Customer service interactions can provide varying degrees of service quality. Some customer service interactions can be of better quality than other customer service interactions. For example, a customer could have a conversation with an experienced customer service representative (CSR) who addresses each of the customer's needs and assists the customer to achieve his desired goals in every respect. As an example, such an interaction may be characterized as having better quality of service compared to a call where the CSR does not adequately answer any of the customer's questions and fails to assist the customer to achieve what the customer wants.
Numerous challenges exist in measuring the quality of customer service interactions due to the wide array of interactions and people involved. For example, different associates may interact with different individual customers, different interactions may have different degrees of difficulty, and different environmental factors may influence customer satisfaction.
One current way to measure a customer's satisfaction with customer service is to ask the customers to manually fill out a survey. Generally, survey response rates are low, with a response rate of 20%-30% considered highly successful, and 10%-15% considered normal. In addition to the low response rate, survey sample size is hard to determine and the margin of error can be difficult to calculate. Slight variations of the target population can result in different survey results as well.

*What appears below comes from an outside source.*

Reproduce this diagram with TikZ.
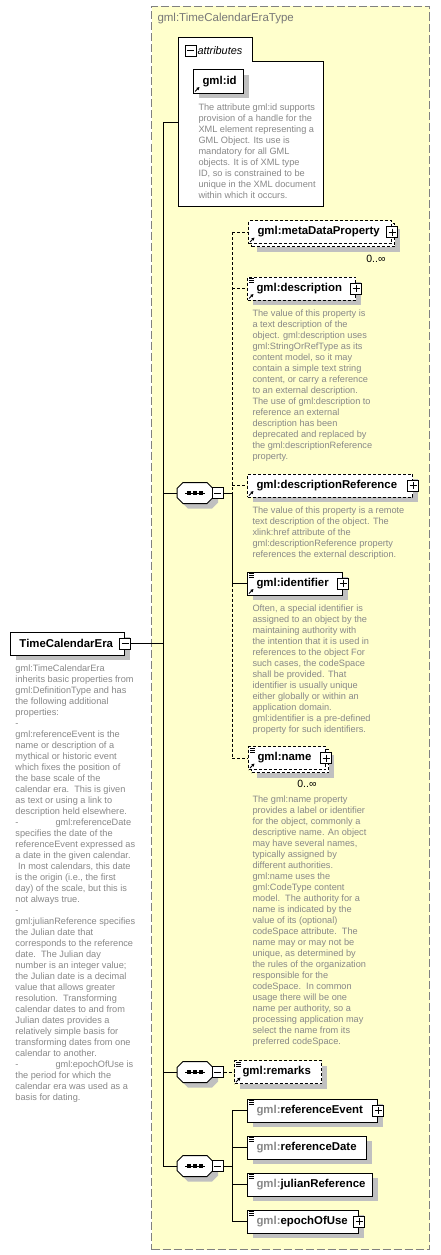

The most challenging customer satisfaction measurement problem is that very satisfied customers and very unhappy customers are typically more vocal than other customers. Such vocal customers are more likely to spend time to fill out surveys. A large percentage of people who consider the service as expected are the silent majority from which it is difficult to obtain meaningful customer service feedback. Thus, the coverage of the survey is not guaranteed. A small proportion of the customers can easily swing the overall satisfaction rating by being more vocal than others. Such survey results are hardly a proportional simulation of the real customer interaction experiences. Customers may also exaggerate their feelings in survey results. It is difficult to objectively measure customer service quality from every customer. There are many issues with the unbiasedness of the current system of measuring customer satisfaction.